Accessibility isn’t about grand gestures. It’s about removing friction—quietly, consistently, and without making people work harder than they need to. For a small business, that often means better labels, cleaner navigation, clearer language, or simple changes to how information is delivered. Inclusion shows up in these details, not just in policies or signage. It helps people participate, purchase, ask questions, and come back again. When more people can access what you offer, you earn more trust—and miss fewer opportunities.

The Cost of Inaccessibility Adds Up Fast

The law is catching up to the digital world, and small businesses are feeling it. In fact, accessibility avoids costly legal risk while simultaneously unlocking access to an enormous, often overlooked customer base. More than a billion people globally live with disabilities—and when your website or storefront doesn’t work for them, you’re shutting that door. What’s more, inclusive design features benefit everyone: captions help in noisy spaces, high-contrast text helps on sunlit phones, and streamlined navigation makes checkout easier for all. Inclusion doesn’t have to be flashy; it has to be considered. Ignore it, and the cost isn’t just ethical—it’s financial.

Low-Lift Adjustments with High Returns

You can’t fix what you don’t see.
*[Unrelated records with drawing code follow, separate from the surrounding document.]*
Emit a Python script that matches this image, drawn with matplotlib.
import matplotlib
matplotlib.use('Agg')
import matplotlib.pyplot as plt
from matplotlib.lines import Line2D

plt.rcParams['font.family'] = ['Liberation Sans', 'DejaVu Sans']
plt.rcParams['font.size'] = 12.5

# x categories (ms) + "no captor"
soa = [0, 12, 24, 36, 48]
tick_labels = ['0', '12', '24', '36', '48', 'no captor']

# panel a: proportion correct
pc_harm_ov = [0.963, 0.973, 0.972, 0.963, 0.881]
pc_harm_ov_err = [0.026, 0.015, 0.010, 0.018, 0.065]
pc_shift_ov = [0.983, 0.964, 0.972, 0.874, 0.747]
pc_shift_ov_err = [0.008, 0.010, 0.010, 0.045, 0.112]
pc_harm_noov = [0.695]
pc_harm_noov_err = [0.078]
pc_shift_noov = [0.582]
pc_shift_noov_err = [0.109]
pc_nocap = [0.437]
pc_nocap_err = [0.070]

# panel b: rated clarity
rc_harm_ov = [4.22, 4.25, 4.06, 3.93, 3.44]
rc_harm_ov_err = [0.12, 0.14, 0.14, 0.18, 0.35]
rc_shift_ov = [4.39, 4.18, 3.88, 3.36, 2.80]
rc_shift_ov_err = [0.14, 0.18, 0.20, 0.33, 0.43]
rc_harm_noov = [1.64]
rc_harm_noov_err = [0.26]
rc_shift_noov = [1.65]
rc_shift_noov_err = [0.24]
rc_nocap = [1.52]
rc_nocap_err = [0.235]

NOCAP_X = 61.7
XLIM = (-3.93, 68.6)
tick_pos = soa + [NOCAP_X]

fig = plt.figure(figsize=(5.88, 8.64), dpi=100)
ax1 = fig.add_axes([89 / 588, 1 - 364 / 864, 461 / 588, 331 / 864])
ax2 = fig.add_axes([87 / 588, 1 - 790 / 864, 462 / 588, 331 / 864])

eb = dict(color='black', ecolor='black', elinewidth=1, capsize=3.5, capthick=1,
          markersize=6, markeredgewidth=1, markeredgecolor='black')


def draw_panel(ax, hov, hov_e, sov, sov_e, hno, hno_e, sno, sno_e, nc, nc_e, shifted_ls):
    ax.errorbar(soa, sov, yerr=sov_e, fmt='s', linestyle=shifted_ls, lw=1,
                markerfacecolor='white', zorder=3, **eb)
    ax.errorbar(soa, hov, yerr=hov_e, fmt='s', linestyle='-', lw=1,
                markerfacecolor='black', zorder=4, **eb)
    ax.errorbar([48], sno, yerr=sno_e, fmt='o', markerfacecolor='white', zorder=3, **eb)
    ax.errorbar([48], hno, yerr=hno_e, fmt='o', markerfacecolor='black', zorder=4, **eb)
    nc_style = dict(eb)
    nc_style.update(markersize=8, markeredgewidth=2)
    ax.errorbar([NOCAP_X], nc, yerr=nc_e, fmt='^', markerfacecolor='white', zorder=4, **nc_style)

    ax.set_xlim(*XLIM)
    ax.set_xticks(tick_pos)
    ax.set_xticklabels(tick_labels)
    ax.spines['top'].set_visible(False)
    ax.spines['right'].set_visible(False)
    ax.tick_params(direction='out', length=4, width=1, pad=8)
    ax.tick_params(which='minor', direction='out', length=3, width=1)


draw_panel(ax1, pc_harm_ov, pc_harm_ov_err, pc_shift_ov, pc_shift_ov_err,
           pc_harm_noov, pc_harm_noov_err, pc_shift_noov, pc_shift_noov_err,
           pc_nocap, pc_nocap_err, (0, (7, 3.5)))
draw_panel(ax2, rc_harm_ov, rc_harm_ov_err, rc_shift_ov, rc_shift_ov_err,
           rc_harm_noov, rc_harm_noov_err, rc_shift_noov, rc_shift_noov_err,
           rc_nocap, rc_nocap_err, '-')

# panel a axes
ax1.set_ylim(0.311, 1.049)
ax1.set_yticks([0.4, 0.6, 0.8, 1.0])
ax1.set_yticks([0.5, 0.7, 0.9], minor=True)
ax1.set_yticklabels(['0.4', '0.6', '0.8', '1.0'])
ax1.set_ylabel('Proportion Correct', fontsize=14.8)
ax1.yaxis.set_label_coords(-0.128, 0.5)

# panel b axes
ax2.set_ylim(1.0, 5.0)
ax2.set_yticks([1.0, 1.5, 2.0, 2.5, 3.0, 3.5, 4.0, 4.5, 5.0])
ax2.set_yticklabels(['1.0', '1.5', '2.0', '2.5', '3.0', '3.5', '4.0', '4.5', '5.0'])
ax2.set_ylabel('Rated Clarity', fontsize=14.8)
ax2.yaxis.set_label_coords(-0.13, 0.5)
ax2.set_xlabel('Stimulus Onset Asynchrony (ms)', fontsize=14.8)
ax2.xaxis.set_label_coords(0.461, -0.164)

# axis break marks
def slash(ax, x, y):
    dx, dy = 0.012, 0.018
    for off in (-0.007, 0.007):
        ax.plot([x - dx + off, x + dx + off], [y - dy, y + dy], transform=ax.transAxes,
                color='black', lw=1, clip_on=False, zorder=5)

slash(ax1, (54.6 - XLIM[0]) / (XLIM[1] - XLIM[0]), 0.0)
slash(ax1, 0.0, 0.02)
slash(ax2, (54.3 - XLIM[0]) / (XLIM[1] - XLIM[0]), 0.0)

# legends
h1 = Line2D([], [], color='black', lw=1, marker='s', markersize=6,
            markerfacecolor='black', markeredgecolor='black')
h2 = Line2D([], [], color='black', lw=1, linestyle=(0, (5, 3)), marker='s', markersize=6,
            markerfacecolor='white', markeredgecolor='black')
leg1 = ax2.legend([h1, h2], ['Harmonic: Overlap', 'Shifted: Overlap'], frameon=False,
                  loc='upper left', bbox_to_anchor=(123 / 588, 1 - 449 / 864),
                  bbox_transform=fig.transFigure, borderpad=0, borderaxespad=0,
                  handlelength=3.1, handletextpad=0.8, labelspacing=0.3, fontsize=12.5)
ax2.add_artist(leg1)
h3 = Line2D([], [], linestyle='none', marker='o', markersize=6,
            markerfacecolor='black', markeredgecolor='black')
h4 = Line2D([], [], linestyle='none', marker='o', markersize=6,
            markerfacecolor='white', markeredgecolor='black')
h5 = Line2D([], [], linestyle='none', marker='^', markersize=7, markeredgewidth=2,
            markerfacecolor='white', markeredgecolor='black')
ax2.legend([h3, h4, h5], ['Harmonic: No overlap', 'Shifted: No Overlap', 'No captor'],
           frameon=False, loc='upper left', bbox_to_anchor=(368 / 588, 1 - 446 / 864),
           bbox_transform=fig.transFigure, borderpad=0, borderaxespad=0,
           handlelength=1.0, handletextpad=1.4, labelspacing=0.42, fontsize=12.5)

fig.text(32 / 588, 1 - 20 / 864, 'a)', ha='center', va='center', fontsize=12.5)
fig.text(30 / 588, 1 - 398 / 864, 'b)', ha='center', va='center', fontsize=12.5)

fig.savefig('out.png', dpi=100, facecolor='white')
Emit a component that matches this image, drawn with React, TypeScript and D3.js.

But once you start looking, you’ll notice that intentional tweaks enhance user satisfaction more than flashy overhauls ever could. Things like bigger tap targets, simple language, or labels that make sense do a lot of heavy lifting. Customers may never mention these elements, but they’ll feel the difference. Accessibility can look like reducing steps in a form or adding space between checkboxes. These are the kinds of changes that quietly remove friction—and friction is what makes people bail.
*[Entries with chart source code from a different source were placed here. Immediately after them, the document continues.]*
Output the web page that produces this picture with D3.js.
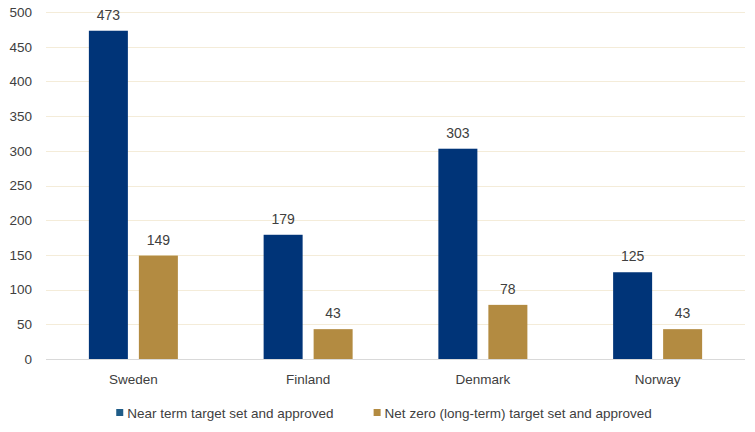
<!DOCTYPE html>
<html>
<head>
<meta charset="utf-8">
<script src="https://cdn.jsdelivr.net/npm/d3@7"></script>
<style>
  body { margin: 0; background: #fff; }
  text { font-family: "Liberation Sans", Arial, sans-serif; fill: #404040; }
</style>
</head>
<body>
<div id="chart"></div>
<script>
  // data
  var countries = ["Sweden", "Finland", "Denmark", "Norway"];
  var nearTerm = [473, 179, 303, 125];
  var netZero = [149, 43, 78, 43];
  var seriesNames = ["Near term target set and approved", "Net zero (long-term) target set and approved"];
  var yTicks = [0, 50, 100, 150, 200, 250, 300, 350, 400, 450, 500];

  var width = 755, height = 432;
  var margin = {top: 12, right: 10, bottom: 73, left: 46};
  var barColors = ["#003478", "#b38b41"];
  var swatchColors = ["#1f5c88", "#b38b41"];

  var svg = d3.select("#chart").append("svg")
    .attr("width", width)
    .attr("height", height);

  var x = d3.scaleBand()
    .domain(countries)
    .range([margin.left, width - margin.right]);

  var y = d3.scaleLinear()
    .domain([0, 500])
    .range([height - margin.bottom, margin.top]);

  // gridlines
  svg.append("g").selectAll("line")
    .data(yTicks.filter(function(d) { return d > 0; }))
    .join("line")
    .attr("x1", margin.left)
    .attr("x2", width - margin.right)
    .attr("y1", function(d) { return Math.round(y(d)) + 0.5; })
    .attr("y2", function(d) { return Math.round(y(d)) + 0.5; })
    .attr("stroke", "#f4ecd9")
    .attr("stroke-width", 1);

  // y tick labels
  var yAxis = svg.append("g")
    .attr("transform", `translate(${margin.left},0)`)
    .call(d3.axisLeft(y).tickValues(yTicks).tickSize(0).tickPadding(14));
  yAxis.select(".domain").remove();
  yAxis.selectAll("text")
    .attr("font-size", "13.5px")
    .attr("font-family", "Liberation Sans, Arial, sans-serif")
    .attr("fill", "#404040");

  // bars
  var barW = 39, gap = 11;
  var rows = countries.map(function(c, i) {
    return {country: c, values: [nearTerm[i], netZero[i]]};
  });

  var groups = svg.append("g").selectAll("g")
    .data(rows)
    .join("g")
    .attr("transform", function(d) {
      return `translate(${x(d.country) + x.bandwidth() / 2 - barW - gap / 2},0)`;
    });

  groups.selectAll("rect")
    .data(function(d) { return d.values; })
    .join("rect")
    .attr("x", function(d, i) { return i * (barW + gap); })
    .attr("y", function(d) { return y(d); })
    .attr("width", barW)
    .attr("height", function(d) { return y(0) - y(d); })
    .attr("fill", function(d, i) { return barColors[i]; });

  groups.selectAll("text")
    .data(function(d) { return d.values; })
    .join("text")
    .attr("x", function(d, i) { return i * (barW + gap) + barW / 2; })
    .attr("y", function(d) { return y(d) - 11; })
    .attr("text-anchor", "middle")
    .attr("font-size", "14px")
    .text(function(d) { return d; });

  // baseline
  svg.append("line")
    .attr("x1", margin.left)
    .attr("x2", width - margin.right)
    .attr("y1", y(0) + 0.5)
    .attr("y2", y(0) + 0.5)
    .attr("stroke", "#d9d9d9")
    .attr("stroke-width", 1.2);

  // category labels
  svg.append("g").selectAll("text")
    .data(countries)
    .join("text")
    .attr("x", function(d) { return x(d) + x.bandwidth() / 2; })
    .attr("y", 384)
    .attr("text-anchor", "middle")
    .attr("font-size", "13.5px")
    .text(function(d) { return d; });

  // legend
  var legend = svg.append("g");
  var items = legend.selectAll("g")
    .data(seriesNames)
    .join("g");
  items.append("rect")
    .attr("width", 7)
    .attr("height", 7)
    .attr("y", 409)
    .attr("fill", function(d, i) { return swatchColors[i]; });
  items.append("text")
    .attr("x", 11)
    .attr("y", 418)
    .attr("font-size", "13.5px")
    .text(function(d) { return d; });

  var widths = [];
  items.each(function() { widths.push(this.getBBox().width); });
  var spacing = 40;
  var total = d3.sum(widths) + spacing * (widths.length - 1);
  var start = 384 - total / 2;
  items.attr("transform", function(d, i) {
    var off = start + d3.sum(widths.slice(0, i)) + spacing * i;
    return `translate(${off},0)`;
  });
</script>
</body>
</html>
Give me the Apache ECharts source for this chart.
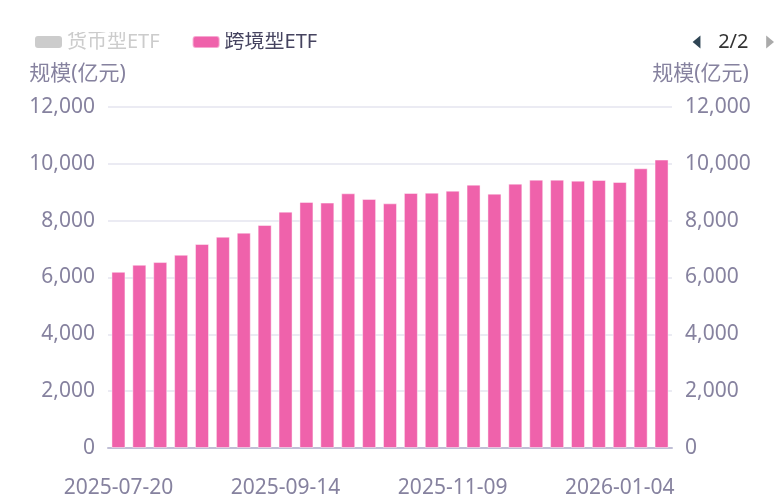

Go Beyond English—Without Starting Over

Language access doesn’t need to be expensive. These days, businesses can communicate with audio translators that automatically convert spoken content into multiple languages. That means your onboarding videos, product explainers, and support content can work for more people, without hiring a full translation team. This is inclusion at the systems level—reaching beyond written text, beyond English, beyond assumptions. For customers who process best through sound or don’t read fluently, this is more than a convenience. It’s access.

Make Visuals Work Harder for Everyone

Some of your best opportunities to build trust happen in silence. That’s where alt-text improves search visibility and user experience at the same time. Image descriptions aren’t just for screen readers; they also tell search engines what your content is really about. When you take the time to describe visuals clearly, you’re making your site easier to find and easier to use. Think of it like subtitles for your photos: they help people who can’t see the image—and people who are trying to understand it. Alt-text is the rare SEO tactic that’s both kind and clever.

Follow the Map, Don’t Guess the Route

Instead of guessing what needs to change, start with WCAG evaluation checklists built specifically for business owners. These tools walk you through practical evaluations—like checking for color contrast, link clarity, and navigation flow. They help you focus on high-impact areas without spinning your wheels. And you don’t need to be a developer to use them. If you can follow a punch list, you can spot accessibility gaps. The point isn’t to get perfect on day one. It’s to shift from ignorance to intention.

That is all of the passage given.